[Exercise objective]: Everything from the first line of the data through the line with "9.5, 10.5, 11.5];" is to be echoed exactly, minus the pictures.

[Data provided]:
━━━━━━━━━━━━━━━━━━━━
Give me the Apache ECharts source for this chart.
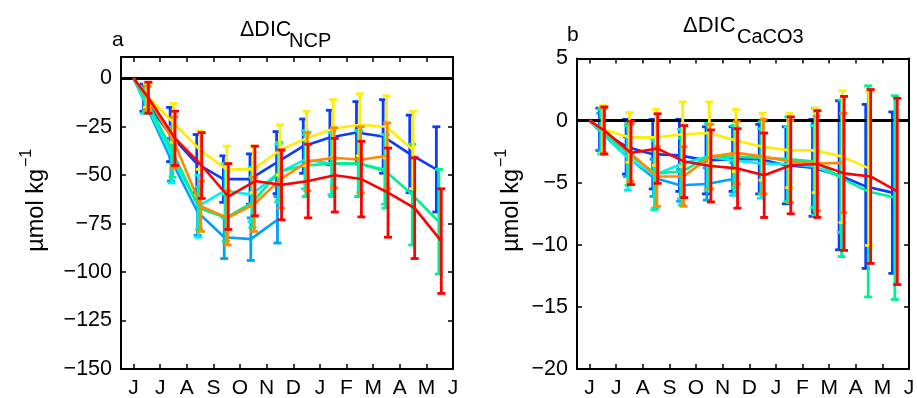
<!DOCTYPE html>
<html>
<head>
<meta charset="UTF-8">
<script src="https://cdn.jsdelivr.net/npm/echarts@6/dist/echarts.min.js"></script>
<style>
  html, body { margin: 0; padding: 0; background: #fff; }
  #chart { width: 917px; height: 398px; }
</style>
</head>
<body>
<div id="chart"></div>
<script>
// month tick labels (June .. June) and mid-month sample times
const monthLabels = ['J', 'J', 'A', 'S', 'O', 'N', 'D', 'J', 'F', 'M', 'A', 'M', 'J'];
const months = [0.5, 1.5, 2.5, 3.5, 4.5, 5.5, 6.5, 7.5, 8.5, 9.5, 10.5, 11.5];

// panel a: ΔDIC_NCP (µmol kg-1), mean and error per series
const aBlue = [-10, -29, -44, -52, -52, -43.5, -35, -30.5, -28, -30, -39, -47];
const aBlueErr = [7, 14, 15, 12, 13, 16, 14, 14, 16, 19, 20, 22];
const aAzure = [-12, -42, -69, -82, -83, -73];
const aAzureErr = [6, 11, 12, 11, 11, 12];
const aCyan = [-12, -40, -66, -58, -60, -49, -42, -44, -44, -47];
const aCyanErr = [6, 14, 16, 14, 14, 15, 15, 16, 17, 18];
const aGreen = [-11, -38, -67, -72, -64, -48, -45, -44, -44, -48, -60, -74];
const aGreenErr = [6, 13, 11, 12, 13, 15, 16, 17, 17, 19, 26, 27];
const aYellow = [-9, -23, -37, -47, -47, -37, -31, -26, -24, -25, -37];
const aYellowErr = [6, 10, 10, 12, 12, 13, 14, 15, 16, 16, 20];
const aOrange = [-10, -33, -66, -72, -65, -52, -43, -41, -42, -40];
const aOrangeErr = [6, 13, 13, 14, 14, 15, 15, 15.5, 17, 17];
const aRed = [-10, -31, -45, -61, -53, -55, -53, -50, -52, -59, -67, -84];
const aRedErr = [8, 14, 17, 17, 18, 18, 19, 19, 19.5, 23, 26, 27];

// panel b: ΔDIC_CaCO3 (µmol kg-1)
const bBlue = [-0.7, -2.1, -2.7, -2.8, -3.2, -3.1, -3.1, -3.6, -3.8, -4.4, -5.3, -5.8];
const bBlueErr = [1.7, 2.2, 2.8, 2.9, 2.7, 2.6, 2.8, 3.1, 3.9, 6, 6.6, 6.5];
const bAzure = [-0.9, -2.9, -4.6, -5.2, -5.1, -4.7];
const bAzureErr = [1.5, 1.6, 1.5, 1.3, 1.3, 1.3];
const bCyan = [-0.9, -3.0, -4.4, -3.5, -2.9, -3.2, -3.45, -3.5, -3.7, -4.5];
const bCyanErr = [1.8, 2.6, 2.8, 2.8, 2.7, 2.8, 2.8, 3.0, 3.3, 4.5];
const bGreen = [-0.8, -2.7, -4.25, -4.1, -2.9, -2.9, -3.0, -3.1, -3.3, -4.65, -5.7, -6.2];
const bGreenErr = [1.8, 2.5, 2.8, 2.7, 2.6, 2.5, 2.9, 3.4, 4.3, 6.3, 8.5, 8.2];
const bYellow = [-0.7, -1.35, -1.35, -1.1, -1.0, -1.6, -2.1, -2.4, -2.4, -2.9, -3.85];
const bYellowErr = [1.9, 2.0, 2.25, 2.6, 2.5, 2.5, 2.7, 3.0, 3.4, 5.3, 6.2];
const bOrange = [-0.8, -2.6, -4.5, -4.5, -2.9, -2.6, -2.9, -3.3, -3.45, -3.4];
const bOrangeErr = [1.8, 2.3, 2.4, 2.4, 2.6, 2.5, 3.0, 3.3, 3.8, 4.0];
const bRed = [-0.8, -2.6, -2.25, -3.3, -3.65, -3.85, -4.4, -3.6, -3.5, -4.25, -4.5, -5.7];
const bRedErr = [1.9, 2.55, 2.8, 2.9, 2.9, 3.2, 3.4, 3.9, 4.3, 6.2, 7.0, 7.5];

const aTicks = [0, -25, -50, -75, -100, -125, -150];
const bTicks = [5, 0, -5, -10, -15, -20];
const monthTicks = monthLabels.map((m, i) => i);

// jet-like colours, plotted left to right inside each month
const colors = ['#0a3cff', '#00a0ff', '#00f0f0', '#00f090', '#ffee00', '#ff8a00', '#ff0000'];
const dodge = [-0.125, -0.094, -0.063, -0.031, 0, 0.031, 0.06];

const FONT = "'Liberation Sans', Arial, Helvetica, sans-serif";
const fmtMinus = v => (v < 0 ? '\u2212' + (-v) : String(v));

function xAxes(gridIndex) {
  const base = {
    type: 'value', gridIndex, min: -0.47, max: 12,
    axisLine: { show: true, onZero: false, lineStyle: { color: '#000', width: 2 } },
    axisTick: { show: true, inside: true, length: 5, customValues: monthTicks, lineStyle: { color: '#000', width: 1.5 } },
    splitLine: { show: false }
  };
  return [
    Object.assign({}, base, {
      position: 'bottom',
      axisLabel: {
        customValues: monthTicks, color: '#000', fontSize: 21, fontFamily: FONT, margin: 9,
        formatter: v => monthLabels[Math.round(v)]
      }
    }),
    Object.assign({}, base, { position: 'top', axisLabel: { show: false } })
  ];
}

function yAxes(gridIndex, min, max, ticks) {
  const base = {
    type: 'value', gridIndex, min, max,
    axisLine: { show: true, onZero: false, lineStyle: { color: '#000', width: 2 } },
    axisTick: { show: true, inside: true, length: 5, customValues: ticks, lineStyle: { color: '#000', width: 1.5 } },
    splitLine: { show: false }
  };
  return [
    Object.assign({}, base, {
      position: 'left',
      axisLabel: { customValues: ticks, color: '#000', fontSize: 21.5, fontFamily: FONT, margin: 9, formatter: fmtMinus }
    }),
    Object.assign({}, base, { position: 'right', axisLabel: { show: false } })
  ];
}

function addSeries(list, panel, idx, mean, err) {
  const xi = panel * 2, yi = panel * 2;
  const color = colors[idx];
  const pts = [[0, 0]].concat(mean.map((m, i) => [months[i] + dodge[idx], m]));
  list.push({
    type: 'line', xAxisIndex: xi, yAxisIndex: yi, data: pts,
    showSymbol: false, symbol: 'none', z: 2 + idx,
    lineStyle: { color, width: 2.6 }, silent: true
  });
  list.push({
    type: 'custom', xAxisIndex: xi, yAxisIndex: yi, z: 2 + idx,
    data: mean.map((m, i) => [months[i] + dodge[idx], m - err[i], m + err[i]]),
    encode: { x: 0, y: [1, 2] }, silent: true,
    renderItem: (params, api) => {
      const x = api.value(0);
      const lo = api.coord([x, api.value(1)]);
      const hi = api.coord([x, api.value(2)]);
      const cap = 4;
      const st = { stroke: color, lineWidth: 2.8 };
      return {
        type: 'group',
        children: [
          { type: 'line', shape: { x1: lo[0], y1: lo[1], x2: hi[0], y2: hi[1] }, style: st },
          { type: 'line', shape: { x1: lo[0] - cap, y1: lo[1], x2: lo[0] + cap, y2: lo[1] }, style: st },
          { type: 'line', shape: { x1: hi[0] - cap, y1: hi[1], x2: hi[0] + cap, y2: hi[1] }, style: st }
        ]
      };
    }
  });
}

const series = [];
[[aBlue, aBlueErr], [aAzure, aAzureErr], [aCyan, aCyanErr], [aGreen, aGreenErr],
 [aYellow, aYellowErr], [aOrange, aOrangeErr], [aRed, aRedErr]]
  .forEach((s, i) => addSeries(series, 0, i, s[0], s[1]));
[[bBlue, bBlueErr], [bAzure, bAzureErr], [bCyan, bCyanErr], [bGreen, bGreenErr],
 [bYellow, bYellowErr], [bOrange, bOrangeErr], [bRed, bRedErr]]
  .forEach((s, i) => addSeries(series, 1, i, s[0], s[1]));

// zero reference lines
[0, 1].forEach(p => {
  series.push({
    type: 'line', xAxisIndex: p * 2, yAxisIndex: p * 2, data: [], z: 20, silent: true,
    markLine: {
      silent: true, symbol: ['none', 'none'], label: { show: false }, animation: false,
      lineStyle: { color: '#000', width: 3, type: 'solid' },
      data: [{ yAxis: 0 }]
    }
  });
});

function ylabel(x, y) {
  return {
    type: 'group', x, y, rotation: Math.PI / 2,
    children: [
      { type: 'text', x: 38, y: 0, style: { text: '\u00b5mol kg', font: '23.5px ' + FONT, fill: '#000', align: 'right', verticalAlign: 'middle' } },
      { type: 'text', x: 40, y: -10, style: { text: '\u22121', font: '16px ' + FONT, fill: '#000', align: 'left', verticalAlign: 'middle' } }
    ]
  };
}

function txt(text, x, y, size, align) {
  return { type: 'text', x, y, style: { text, font: size + 'px ' + FONT, fill: '#000', align: align || 'left', verticalAlign: 'middle' } };
}

const chart = echarts.init(document.getElementById('chart'), null, { renderer: 'canvas' });
chart.setOption({
  animation: false,
  backgroundColor: '#fff',
  grid: [
    { left: 121, top: 57, width: 332, height: 312, outerBoundsMode: 'none' },
    { left: 577, top: 58.5, width: 332, height: 310.5, outerBoundsMode: 'none' }
  ],
  xAxis: xAxes(0).concat(xAxes(1)),
  yAxis: yAxes(0, -150, 11, aTicks).concat(yAxes(1, -20, 5, bTicks)),
  series,
  graphic: [
    txt('a', 112, 40, 21),
    txt('\u0394DIC', 240, 30, 21.5),
    txt('NCP', 289, 41, 20),
    txt('b', 567, 35, 21),
    txt('\u0394DIC', 683, 26, 22),
    txt('CaCO3', 737, 37, 20),
    ylabel(37, 207),
    ylabel(512, 207)
  ]
});
</script>
</body>
</html>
━━━━━━━━━━━━━━━━━━━━
[Task output]:
Give me the Apache ECharts source for this chart.
<!DOCTYPE html>
<html>
<head>
<meta charset="UTF-8">
<script src="https://cdn.jsdelivr.net/npm/echarts@6/dist/echarts.min.js"></script>
<style>
  html, body { margin: 0; padding: 0; background: #fff; }
  #chart { width: 917px; height: 398px; }
</style>
</head>
<body>
<div id="chart"></div>
<script>
// month tick labels (June .. June) and mid-month sample times
const monthLabels = ['J', 'J', 'A', 'S', 'O', 'N', 'D', 'J', 'F', 'M', 'A', 'M', 'J'];
const months = [0.5, 1.5, 2.5, 3.5, 4.5, 5.5, 6.5, 7.5, 8.5, 9.5, 10.5, 11.5];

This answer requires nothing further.